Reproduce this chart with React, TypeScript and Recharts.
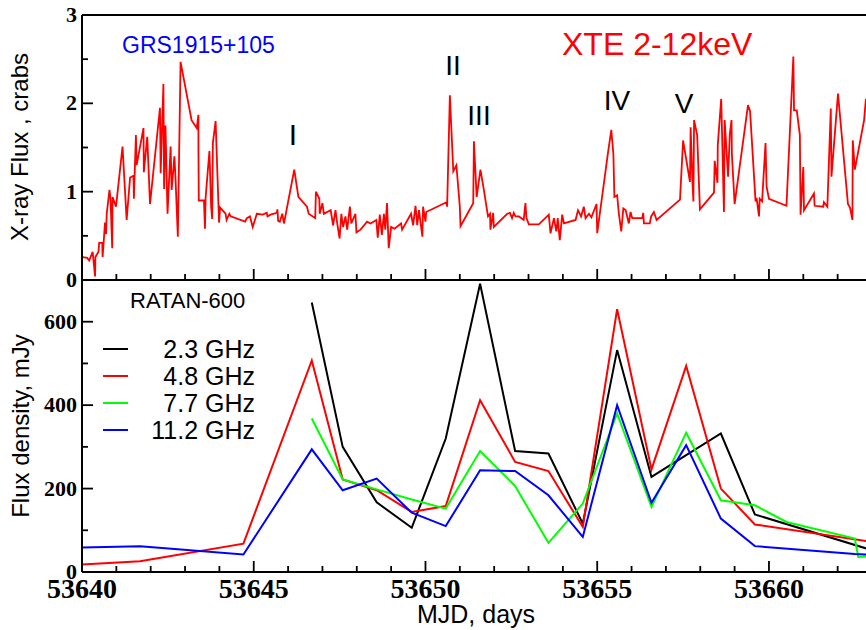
import { LineChart, Line, XAxis, YAxis, Legend } from 'recharts';

// RXTE ASM 2-12 keV light curve (MJD, crabs)
const xrayMjd = [
  53640.02, 53640.15, 53640.21, 53640.31, 53640.38, 53640.39, 53640.48, 53640.5, 53640.59, 53640.6,
  53640.67, 53640.7, 53640.72, 53640.8, 53640.83, 53640.88, 53640.89, 53640.99, 53641.18, 53641.3,
  53641.4, 53641.5, 53641.51, 53641.57, 53641.59, 53641.79, 53641.8, 53641.9, 53641.98, 53642.27,
  53642.29, 53642.37, 53642.39, 53642.43, 53642.49, 53642.58, 53642.61, 53642.69, 53642.72, 53642.79,
  53642.87, 53643.19, 53643.34, 53643.39, 53643.39, 53643.4, 53643.55, 53643.58, 53643.6, 53643.71,
  53643.76, 53643.79, 53643.81, 53643.89, 53643.99, 53644.02, 53644.18, 53644.21, 53644.29, 53644.33,
  53644.75, 53644.8, 53644.89, 53644.97, 53645.09, 53645.26, 53645.38, 53645.4, 53645.49, 53645.67,
  53645.69, 53645.71, 53645.76, 53645.83, 53645.88, 53646.18, 53646.3, 53646.55, 53646.6, 53646.79,
  53646.81, 53646.91, 53646.92, 53647.0, 53647.04, 53647.24, 53647.31, 53647.38, 53647.43, 53647.5,
  53647.55, 53647.6, 53647.67, 53647.72, 53647.8, 53647.84, 53647.96, 53647.99, 53648.11, 53648.3,
  53648.4, 53648.57, 53648.61, 53648.67, 53648.73, 53648.79, 53648.83, 53648.88, 53648.93, 53649.0,
  53649.1, 53649.29, 53649.32, 53649.58, 53649.64, 53649.71, 53649.76, 53649.81, 53649.91, 53649.93,
  53650.0, 53650.02, 53650.61, 53650.63, 53650.71, 53650.81, 53650.9, 53651.0, 53651.02, 53651.39,
  53651.41, 53651.49, 53651.6, 53651.7, 53651.82, 53651.88, 53651.89, 53651.97, 53651.99, 53652.38,
  53652.46, 53652.52, 53652.57, 53652.62, 53652.72, 53652.86, 53652.91, 53652.94, 53653.01, 53653.3,
  53653.59, 53653.64, 53653.74, 53653.81, 53653.85, 53653.91, 53653.98, 53654.03, 53654.37, 53654.44,
  53654.53, 53654.61, 53654.66, 53654.76, 53654.83, 53654.98, 53655.0, 53655.31, 53655.41, 53655.47,
  53655.5, 53655.58, 53655.63, 53655.7, 53655.76, 53655.83, 53655.92, 53655.97, 53656.02, 53656.31,
  53656.34, 53656.36, 53656.53, 53656.57, 53656.65, 53656.73, 53657.41, 53657.5, 53657.7, 53657.72,
  53657.77, 53657.8, 53657.82, 53657.91, 53657.99, 53658.4, 53658.42, 53658.5, 53658.51, 53658.61,
  53658.69, 53658.71, 53658.81, 53658.86, 53658.91, 53658.92, 53659.0, 53659.39, 53659.45, 53659.61,
  53659.64, 53659.71, 53659.73, 53659.8, 53659.9, 53659.93, 53660.0, 53660.51, 53660.71, 53660.73,
  53660.81, 53660.9, 53660.92, 53661.0, 53661.02, 53661.31, 53661.33, 53661.58, 53661.6, 53661.7,
  53661.8, 53661.82, 53662.01, 53662.3, 53662.36, 53662.43, 53662.44, 53662.5, 53662.77, 53662.82,
  53662.95,
];
const xrayCrabs = [
  0.26, 0.25, 0.22, 0.32, 0.04, 0.26, 0.32, 0.42, 0.42, 0.26,
  0.65, 0.52, 0.75, 1.02, 0.92, 0.36, 0.94, 0.83, 1.51, 0.68,
  1.16, 1.18, 0.92, 1.64, 1.3, 1.72, 1.22, 1.62, 0.86, 1.95,
  1.21, 2.22, 1.03, 1.75, 0.75, 1.51, 1.02, 1.4, 1.17, 0.49,
  2.47, 1.81, 1.72, 1.87, 1.49, 0.9, 0.9, 0.58, 0.94, 1.46,
  0.83, 0.69, 1.55, 1.8, 0.65, 0.82, 0.75, 0.68, 0.75, 0.72,
  0.66, 0.7, 0.72, 0.6, 0.75, 0.74, 0.76, 0.72, 0.74, 0.76,
  0.8, 0.67, 0.66, 0.75, 0.64, 1.25, 0.94, 0.83, 0.75, 0.7,
  1.0, 0.92, 0.75, 0.87, 0.75, 0.79, 0.62, 0.79, 0.64, 0.47,
  0.75, 0.6, 0.72, 0.57, 0.83, 0.64, 0.75, 0.54, 0.57, 0.66,
  0.64, 0.68, 0.48, 0.74, 0.51, 0.75, 0.57, 0.87, 0.36, 0.6,
  0.58, 0.64, 0.57, 0.75, 0.62, 0.84, 0.62, 0.79, 0.49, 0.83,
  0.66, 0.77, 0.88, 0.83, 2.09, 1.23, 1.3, 0.83, 0.61, 0.87,
  1.57, 0.94, 1.25, 1.02, 0.72, 0.75, 0.57, 0.76, 0.6, 0.75,
  0.76, 0.7, 0.76, 0.72, 0.72, 0.68, 0.87, 0.7, 0.63, 0.63,
  0.74, 0.53, 0.7, 0.55, 0.7, 0.45, 0.74, 0.64, 0.68, 0.79,
  0.72, 0.83, 0.7, 0.75, 0.71, 0.86, 0.53, 1.43, 1.7, 1.43,
  0.94, 0.96, 0.75, 0.55, 0.81, 0.79, 0.64, 0.77, 0.7, 0.7,
  0.76, 0.64, 0.64, 0.72, 0.77, 0.68, 0.91, 1.58, 1.11, 1.73,
  1.13, 0.89, 1.81, 1.64, 0.8, 0.99, 1.35, 1.1, 1.53, 2.05,
  0.77, 1.81, 1.17, 1.65, 1.81, 1.43, 0.86, 1.98, 1.91, 0.89,
  0.93, 0.72, 0.92, 0.89, 1.55, 1.06, 0.92, 0.84, 2.53, 1.92,
  1.92, 1.64, 0.74, 1.28, 0.79, 0.98, 0.84, 0.83, 0.88, 0.83,
  1.94, 1.17, 2.11, 0.86, 0.82, 0.68, 1.58, 1.25, 1.81, 2.04,
  2.1,
];

// RATAN-600 radio flux densities (mJy)
const radioMjd = [
  53640.0, 53641.69, 53644.7, 53646.69, 53647.59, 53648.58, 53649.6, 53650.59, 53651.59, 53652.61,
  53653.58, 53654.58, 53655.58, 53656.58, 53657.59, 53658.6, 53659.59, 53660.51, 53662.5, 53662.6,
  53662.85,
];
const flux23 = [null, null, null, 646, 300, 167, 106, 320, 691, 290, 284, 116, 532, 228, 280, 332, 138, null, null, null, 56];
const flux48 = [18, 26, 68, 507, 222, 196, 144, 158, 412, 264, 242, 108, 630, 246, 494, 200, 114, null, null, null, 74];
const flux77 = [null, null, null, 368, 222, 198, 174, 152, 290, 206, 70, 164, 380, 156, 334, 172, 160, 120, 80, 36, 37];
const flux112 = [59, 62, 42, 294, 196, 224, 142, 110, 244, 242, 184, 84, 400, 166, 304, 128, 62, null, 43, null, 42];
const legendOrder = ['2.3 GHz', '4.8 GHz', '7.7 GHz', '11.2 GHz'];

const dayTicks = Array.from({ length: 24 }, (_, i) => 53640 + i);
const crabTicks = [0, 0.5, 1, 1.5, 2, 2.5, 3];
const mjyTicks = [0, 100, 200, 300, 400, 500, 600, 700];

const xrayData = xrayMjd.map((d, i) => ({ d, v: xrayCrabs[i] }));
const series = (vals: (number | null)[]) =>
  radioMjd.map((d, i) => ({ d, v: vals[i] })).filter(p => p.v !== null);

const SANS = '"Liberation Sans", Arial, Helvetica, sans-serif';
const SERIF = '"Liberation Serif", "Times New Roman", serif';
const axisLine = { stroke: '#000', strokeWidth: 2 };

// inward tick marks; dir = -1 draws upward, +1 downward
const xTick = (dir: number, labels: boolean) => (props: any) => {
  const { x, y, payload } = props;
  const major = payload.value % 5 === 0;
  const len = major ? 11 : 6;
  return (
    <g>
      <line x1={x} x2={x} y1={y} y2={y + dir * len} stroke="#000" strokeWidth={1.8} />
      {labels && major && (
        <text x={x} y={y + 26} textAnchor="middle" fontFamily={SERIF} fontWeight="bold" fontSize={28} fill="#000">
          {payload.value}
        </text>
      )}
    </g>
  );
};

const yTick = (dir: number, majorStep: number, labels: boolean, skip?: number) => (props: any) => {
  const { x, y, payload } = props;
  const v = payload.value;
  const major = Math.abs(v / majorStep - Math.round(v / majorStep)) < 1e-6;
  const len = major ? 11 : 6;
  return (
    <g>
      <line x1={x} x2={x + dir * len} y1={y} y2={y} stroke="#000" strokeWidth={1.8} />
      {labels && major && v !== skip && (
        <text x={x - 5} y={y + 7} textAnchor="end" fontFamily={SERIF} fontWeight="bold" fontSize={22} fill="#000">
          {v}
        </text>
      )}
    </g>
  );
};

const RadioLegend = (props: any) => {
  const items = [...(props.payload || [])].sort(
    (a: any, b: any) => legendOrder.indexOf(a.value) - legendOrder.indexOf(b.value)
  );
  return (
    <svg width={200} height={120} style={{ overflow: 'visible' }}>
      {items.map((it: any, i: number) => (
        <g key={it.value}>
          <line x1={8} x2={33} y1={19 + 27 * i} y2={19 + 27 * i} stroke={it.color} strokeWidth={2} />
          <text x={160} y={28 + 27 * i} textAnchor="end" fontFamily={SANS} fontSize={25} fill="#000">
            {it.value}
          </text>
        </g>
      ))}
    </svg>
  );
};

export default function App() {
  const W = 880;
  const H = 630;
  const zero = { top: 0, right: 0, bottom: 0, left: 0 };
  return (
    <div style={{ position: 'fixed', left: 0, top: 0, width: 866, height: 630, overflow: 'hidden', background: '#fff' }}>
      {/* X-ray panel */}
      <div style={{ position: 'absolute', left: 0, top: 0 }}>
        <LineChart width={W} height={H} margin={zero}>
          <XAxis xAxisId="b" dataKey="d" type="number" domain={[53640, 53663]} ticks={dayTicks} interval={0}
            height={350} tickSize={0} tickMargin={0} tickLine={false} axisLine={axisLine} tick={xTick(-1, false)} />
          <XAxis xAxisId="t" orientation="top" dataKey="d" type="number" domain={[53640, 53663]} ticks={dayTicks} interval={0}
            height={15} tickSize={0} tickMargin={0} tickLine={false} axisLine={axisLine} tick={xTick(1, false)} />
          <YAxis yAxisId="l" type="number" domain={[0, 3]} ticks={crabTicks} interval={0} width={82}
            tickSize={0} tickMargin={0} tickLine={false} axisLine={axisLine} tick={yTick(1, 1, true)} />
          <YAxis yAxisId="r" orientation="right" type="number" domain={[0, 3]} ticks={crabTicks} interval={0} width={8}
            tickSize={0} tickMargin={0} tickLine={false} axisLine={axisLine} tick={yTick(-1, 1, false)} />
          <Line xAxisId="b" yAxisId="l" data={xrayData} dataKey="v" type="linear" stroke="#ff0000" strokeWidth={1.8}
            dot={false} isAnimationActive={false} />
        </LineChart>
      </div>
      {/* radio panel */}
      <div style={{ position: 'absolute', left: 0, top: 0 }}>
        <LineChart width={W} height={H} margin={zero}>
          <XAxis xAxisId="b" dataKey="d" type="number" domain={[53640, 53663]} ticks={dayTicks} interval={0}
            height={58} tickSize={0} tickMargin={0} tickLine={false} axisLine={axisLine} tick={xTick(-1, true)} />
          <XAxis xAxisId="t" orientation="top" dataKey="d" type="number" domain={[53640, 53663]} ticks={dayTicks} interval={0}
            height={280} tickSize={0} tickMargin={0} tickLine={false} axisLine={axisLine} tick={xTick(1, false)} />
          <YAxis yAxisId="l" type="number" domain={[0, 700]} ticks={mjyTicks} interval={0} width={82}
            tickSize={0} tickMargin={0} tickLine={false} axisLine={axisLine} tick={yTick(1, 200, true, 700)} />
          <YAxis yAxisId="r" orientation="right" type="number" domain={[0, 700]} ticks={mjyTicks} interval={0} width={8}
            tickSize={0} tickMargin={0} tickLine={false} axisLine={axisLine} tick={yTick(-1, 200, false)} />
          <Legend layout="horizontal" verticalAlign="middle" align="center" content={RadioLegend}
            wrapperStyle={{ position: 'absolute', left: 95, top: 330, width: 200, height: 120 }} />
          <Line xAxisId="b" yAxisId="l" name="2.3 GHz" data={series(flux23)} dataKey="v" stroke="#000000" strokeWidth={2}
            dot={false} isAnimationActive={false} />
          <Line xAxisId="b" yAxisId="l" name="4.8 GHz" data={series(flux48)} dataKey="v" stroke="#ff0000" strokeWidth={2}
            dot={false} isAnimationActive={false} />
          <Line xAxisId="b" yAxisId="l" name="7.7 GHz" data={series(flux77)} dataKey="v" stroke="#00ff00" strokeWidth={2}
            dot={false} isAnimationActive={false} />
          <Line xAxisId="b" yAxisId="l" name="11.2 GHz" data={series(flux112)} dataKey="v" stroke="#0000ff" strokeWidth={2}
            dot={false} isAnimationActive={false} />
        </LineChart>
      </div>
      {/* annotations */}
      <svg width={866} height={630} style={{ position: 'absolute', left: 0, top: 0, pointerEvents: 'none' }}>
        <text transform="translate(28,147) rotate(-90)" textAnchor="middle" fontFamily={SANS} fontSize={24}>X-ray Flux , crabs</text>
        <text transform="translate(29,426) rotate(-90)" textAnchor="middle" fontFamily={SANS} fontSize={24}>Flux density, mJy</text>
        <text x={476} y={623} textAnchor="middle" fontFamily={SANS} fontSize={25}>MJD, days</text>
        <text x={122} y={53} fontFamily={SANS} fontSize={23} fill="#0000ff">GRS1915+105</text>
        <text x={562} y={55} fontFamily={SANS} fontSize={32} fill="#ff0000">XTE 2-12keV</text>
        <text x={293} y={145} textAnchor="middle" fontFamily={SANS} fontSize={30}>I</text>
        <text x={453} y={75} textAnchor="middle" fontFamily={SANS} fontSize={28}>II</text>
        <text x={479} y={125} textAnchor="middle" fontFamily={SANS} fontSize={28}>III</text>
        <text x={617} y={110} textAnchor="middle" fontFamily={SANS} fontSize={28}>IV</text>
        <text x={684} y={113} textAnchor="middle" fontFamily={SANS} fontSize={28}>V</text>
        <text x={130} y={308} fontFamily={SANS} fontSize={22}>RATAN-600</text>
      </svg>
    </div>
  );
}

- - - -

● WHAT IS NEEDED
Exactly reproduce the run of lines from the start of the listing through the line with "XAxis, YAxis, Legend", inclusive; pictures are not copied.

● THE REPLY
Reproduce this chart with React, TypeScript and Recharts.
import { LineChart, Line, XAxis, YAxis, Legend } from 'recharts';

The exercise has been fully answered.